= Brief =
Pull out every line of the listing below where "this" appears.

··· Exercise material

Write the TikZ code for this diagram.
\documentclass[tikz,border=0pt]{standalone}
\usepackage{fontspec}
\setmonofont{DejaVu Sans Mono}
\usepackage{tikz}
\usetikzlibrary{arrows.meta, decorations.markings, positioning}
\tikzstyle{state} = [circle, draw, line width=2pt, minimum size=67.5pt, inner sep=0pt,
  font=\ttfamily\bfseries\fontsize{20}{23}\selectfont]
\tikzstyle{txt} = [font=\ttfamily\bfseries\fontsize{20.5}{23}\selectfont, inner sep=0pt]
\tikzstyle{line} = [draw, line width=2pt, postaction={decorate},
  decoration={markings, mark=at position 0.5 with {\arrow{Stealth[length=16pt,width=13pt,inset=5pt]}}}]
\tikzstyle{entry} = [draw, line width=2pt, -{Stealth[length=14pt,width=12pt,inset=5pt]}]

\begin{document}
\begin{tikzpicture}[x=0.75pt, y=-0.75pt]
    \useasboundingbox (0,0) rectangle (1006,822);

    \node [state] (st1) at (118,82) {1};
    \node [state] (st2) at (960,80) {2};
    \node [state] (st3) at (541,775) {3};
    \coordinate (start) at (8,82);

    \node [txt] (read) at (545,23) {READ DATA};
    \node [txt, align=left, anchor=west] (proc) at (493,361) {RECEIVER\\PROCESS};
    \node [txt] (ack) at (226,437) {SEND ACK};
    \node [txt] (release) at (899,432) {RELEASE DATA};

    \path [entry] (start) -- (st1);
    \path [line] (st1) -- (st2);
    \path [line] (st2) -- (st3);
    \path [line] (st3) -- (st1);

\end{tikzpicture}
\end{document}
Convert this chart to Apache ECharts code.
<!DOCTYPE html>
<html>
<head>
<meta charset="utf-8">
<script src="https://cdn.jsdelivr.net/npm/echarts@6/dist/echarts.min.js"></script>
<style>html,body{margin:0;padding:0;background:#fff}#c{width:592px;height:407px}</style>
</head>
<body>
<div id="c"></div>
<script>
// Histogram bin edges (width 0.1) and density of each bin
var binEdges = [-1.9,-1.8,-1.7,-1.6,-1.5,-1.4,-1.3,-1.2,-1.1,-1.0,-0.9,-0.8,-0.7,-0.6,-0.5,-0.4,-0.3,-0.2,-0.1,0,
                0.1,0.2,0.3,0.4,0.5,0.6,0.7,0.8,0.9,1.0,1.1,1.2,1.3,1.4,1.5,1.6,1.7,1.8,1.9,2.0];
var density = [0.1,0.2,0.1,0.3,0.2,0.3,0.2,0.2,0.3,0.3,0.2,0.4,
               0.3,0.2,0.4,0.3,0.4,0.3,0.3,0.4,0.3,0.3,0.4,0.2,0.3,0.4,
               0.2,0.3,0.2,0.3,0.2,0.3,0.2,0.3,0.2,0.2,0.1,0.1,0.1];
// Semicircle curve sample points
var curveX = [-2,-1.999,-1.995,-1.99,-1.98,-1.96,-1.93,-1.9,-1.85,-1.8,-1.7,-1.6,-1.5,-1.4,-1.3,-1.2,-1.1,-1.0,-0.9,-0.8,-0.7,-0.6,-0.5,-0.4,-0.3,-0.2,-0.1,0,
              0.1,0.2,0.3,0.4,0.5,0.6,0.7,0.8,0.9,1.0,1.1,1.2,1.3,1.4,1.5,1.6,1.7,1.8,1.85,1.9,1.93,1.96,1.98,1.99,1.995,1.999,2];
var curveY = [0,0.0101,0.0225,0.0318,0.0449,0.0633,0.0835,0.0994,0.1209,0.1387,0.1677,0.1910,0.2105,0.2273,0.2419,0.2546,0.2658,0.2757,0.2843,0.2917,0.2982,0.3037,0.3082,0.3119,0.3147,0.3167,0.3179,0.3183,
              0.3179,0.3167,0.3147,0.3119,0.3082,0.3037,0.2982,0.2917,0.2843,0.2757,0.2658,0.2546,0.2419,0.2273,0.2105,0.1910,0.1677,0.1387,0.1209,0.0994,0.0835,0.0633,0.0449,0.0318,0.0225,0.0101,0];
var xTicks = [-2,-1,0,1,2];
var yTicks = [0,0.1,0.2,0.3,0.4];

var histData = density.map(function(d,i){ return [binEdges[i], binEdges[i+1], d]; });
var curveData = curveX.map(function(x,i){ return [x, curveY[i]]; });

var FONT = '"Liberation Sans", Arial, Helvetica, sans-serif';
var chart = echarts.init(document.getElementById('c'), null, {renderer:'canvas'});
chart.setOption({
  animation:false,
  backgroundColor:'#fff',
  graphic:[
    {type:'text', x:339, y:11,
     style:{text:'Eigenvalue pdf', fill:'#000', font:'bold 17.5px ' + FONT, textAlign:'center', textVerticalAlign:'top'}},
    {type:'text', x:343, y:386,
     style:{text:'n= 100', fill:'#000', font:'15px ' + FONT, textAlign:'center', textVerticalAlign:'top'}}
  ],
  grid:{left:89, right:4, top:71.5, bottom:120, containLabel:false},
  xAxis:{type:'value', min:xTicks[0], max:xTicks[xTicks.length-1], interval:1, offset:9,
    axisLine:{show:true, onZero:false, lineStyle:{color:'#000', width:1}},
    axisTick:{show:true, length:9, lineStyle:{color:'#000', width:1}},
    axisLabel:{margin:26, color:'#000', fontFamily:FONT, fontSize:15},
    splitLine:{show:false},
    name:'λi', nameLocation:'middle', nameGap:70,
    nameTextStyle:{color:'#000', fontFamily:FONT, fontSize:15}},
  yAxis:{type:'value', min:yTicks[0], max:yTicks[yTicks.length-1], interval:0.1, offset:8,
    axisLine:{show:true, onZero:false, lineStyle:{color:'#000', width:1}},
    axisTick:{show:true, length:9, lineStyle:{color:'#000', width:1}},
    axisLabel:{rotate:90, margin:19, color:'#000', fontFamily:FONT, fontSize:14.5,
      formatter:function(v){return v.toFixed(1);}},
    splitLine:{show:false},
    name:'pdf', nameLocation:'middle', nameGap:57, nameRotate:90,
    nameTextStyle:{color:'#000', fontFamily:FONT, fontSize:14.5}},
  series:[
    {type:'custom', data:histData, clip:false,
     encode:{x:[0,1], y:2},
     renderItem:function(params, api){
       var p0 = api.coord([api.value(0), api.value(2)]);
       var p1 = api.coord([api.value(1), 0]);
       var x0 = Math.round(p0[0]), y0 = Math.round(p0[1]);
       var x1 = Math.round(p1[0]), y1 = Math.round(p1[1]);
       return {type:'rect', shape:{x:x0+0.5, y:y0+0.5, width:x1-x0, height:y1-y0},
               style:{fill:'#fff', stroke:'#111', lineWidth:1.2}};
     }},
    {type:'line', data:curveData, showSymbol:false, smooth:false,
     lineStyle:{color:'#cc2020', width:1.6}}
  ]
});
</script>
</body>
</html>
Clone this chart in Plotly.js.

······
··· Exercise material

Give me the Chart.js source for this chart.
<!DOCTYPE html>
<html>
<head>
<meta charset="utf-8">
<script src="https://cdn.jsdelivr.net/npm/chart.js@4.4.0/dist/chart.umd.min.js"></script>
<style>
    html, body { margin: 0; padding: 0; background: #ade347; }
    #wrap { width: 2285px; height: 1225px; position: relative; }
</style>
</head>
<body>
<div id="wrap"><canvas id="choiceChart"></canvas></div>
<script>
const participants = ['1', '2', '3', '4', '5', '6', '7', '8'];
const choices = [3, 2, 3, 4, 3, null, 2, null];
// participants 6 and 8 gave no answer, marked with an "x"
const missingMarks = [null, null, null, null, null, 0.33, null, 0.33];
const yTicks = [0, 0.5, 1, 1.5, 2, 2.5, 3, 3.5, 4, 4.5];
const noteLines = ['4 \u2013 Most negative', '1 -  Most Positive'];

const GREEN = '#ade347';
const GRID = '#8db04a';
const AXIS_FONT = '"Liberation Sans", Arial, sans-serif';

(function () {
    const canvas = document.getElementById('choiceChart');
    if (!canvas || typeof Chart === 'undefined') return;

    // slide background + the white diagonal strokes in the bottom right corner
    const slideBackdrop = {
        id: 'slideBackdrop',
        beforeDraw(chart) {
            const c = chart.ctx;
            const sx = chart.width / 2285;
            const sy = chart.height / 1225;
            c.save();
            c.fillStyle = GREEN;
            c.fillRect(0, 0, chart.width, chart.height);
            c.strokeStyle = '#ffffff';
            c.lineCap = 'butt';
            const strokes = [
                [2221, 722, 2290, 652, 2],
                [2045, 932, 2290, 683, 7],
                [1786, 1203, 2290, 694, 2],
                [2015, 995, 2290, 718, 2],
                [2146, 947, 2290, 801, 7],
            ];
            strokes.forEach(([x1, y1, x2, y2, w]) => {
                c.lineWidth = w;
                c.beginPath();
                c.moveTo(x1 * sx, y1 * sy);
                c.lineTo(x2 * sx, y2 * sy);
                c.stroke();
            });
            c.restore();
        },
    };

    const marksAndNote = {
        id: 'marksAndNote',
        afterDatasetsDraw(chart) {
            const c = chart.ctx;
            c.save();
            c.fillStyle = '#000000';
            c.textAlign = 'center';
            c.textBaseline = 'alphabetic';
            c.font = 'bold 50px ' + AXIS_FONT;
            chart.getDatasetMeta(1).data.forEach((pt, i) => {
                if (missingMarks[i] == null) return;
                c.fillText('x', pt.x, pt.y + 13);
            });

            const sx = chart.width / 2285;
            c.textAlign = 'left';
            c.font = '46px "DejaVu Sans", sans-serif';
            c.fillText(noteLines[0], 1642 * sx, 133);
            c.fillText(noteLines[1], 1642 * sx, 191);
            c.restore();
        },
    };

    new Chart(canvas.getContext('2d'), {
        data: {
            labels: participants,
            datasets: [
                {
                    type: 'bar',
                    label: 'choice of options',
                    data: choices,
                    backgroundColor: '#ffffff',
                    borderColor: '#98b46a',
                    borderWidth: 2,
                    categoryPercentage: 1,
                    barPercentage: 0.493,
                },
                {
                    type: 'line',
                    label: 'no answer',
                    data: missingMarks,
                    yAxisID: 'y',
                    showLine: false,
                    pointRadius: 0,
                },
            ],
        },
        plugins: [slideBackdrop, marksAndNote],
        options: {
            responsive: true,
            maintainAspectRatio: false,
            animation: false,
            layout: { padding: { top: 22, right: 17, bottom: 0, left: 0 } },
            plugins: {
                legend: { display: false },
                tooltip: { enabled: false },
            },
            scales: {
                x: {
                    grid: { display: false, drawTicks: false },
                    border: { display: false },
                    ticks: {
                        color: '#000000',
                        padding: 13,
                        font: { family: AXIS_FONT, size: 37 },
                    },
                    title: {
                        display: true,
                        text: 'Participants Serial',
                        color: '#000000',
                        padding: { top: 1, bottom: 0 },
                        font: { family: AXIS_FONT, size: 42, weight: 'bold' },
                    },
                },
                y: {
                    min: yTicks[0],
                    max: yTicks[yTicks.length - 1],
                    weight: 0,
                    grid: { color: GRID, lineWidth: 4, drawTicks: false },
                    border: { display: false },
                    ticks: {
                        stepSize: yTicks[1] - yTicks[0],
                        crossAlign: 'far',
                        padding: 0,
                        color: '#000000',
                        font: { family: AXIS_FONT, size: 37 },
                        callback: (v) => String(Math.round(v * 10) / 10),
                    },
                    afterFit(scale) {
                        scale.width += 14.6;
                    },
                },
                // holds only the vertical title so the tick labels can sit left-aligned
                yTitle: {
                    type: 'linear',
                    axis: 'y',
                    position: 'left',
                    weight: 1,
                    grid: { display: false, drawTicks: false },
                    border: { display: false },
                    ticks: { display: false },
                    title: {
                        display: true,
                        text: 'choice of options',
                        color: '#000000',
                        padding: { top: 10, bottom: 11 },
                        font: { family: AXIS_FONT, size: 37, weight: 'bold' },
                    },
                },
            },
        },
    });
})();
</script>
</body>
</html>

······

= Full answer =
Write the TikZ code for this diagram.
Convert this chart to Apache ECharts code.
Clone this chart in Plotly.js.
Give me the Chart.js source for this chart.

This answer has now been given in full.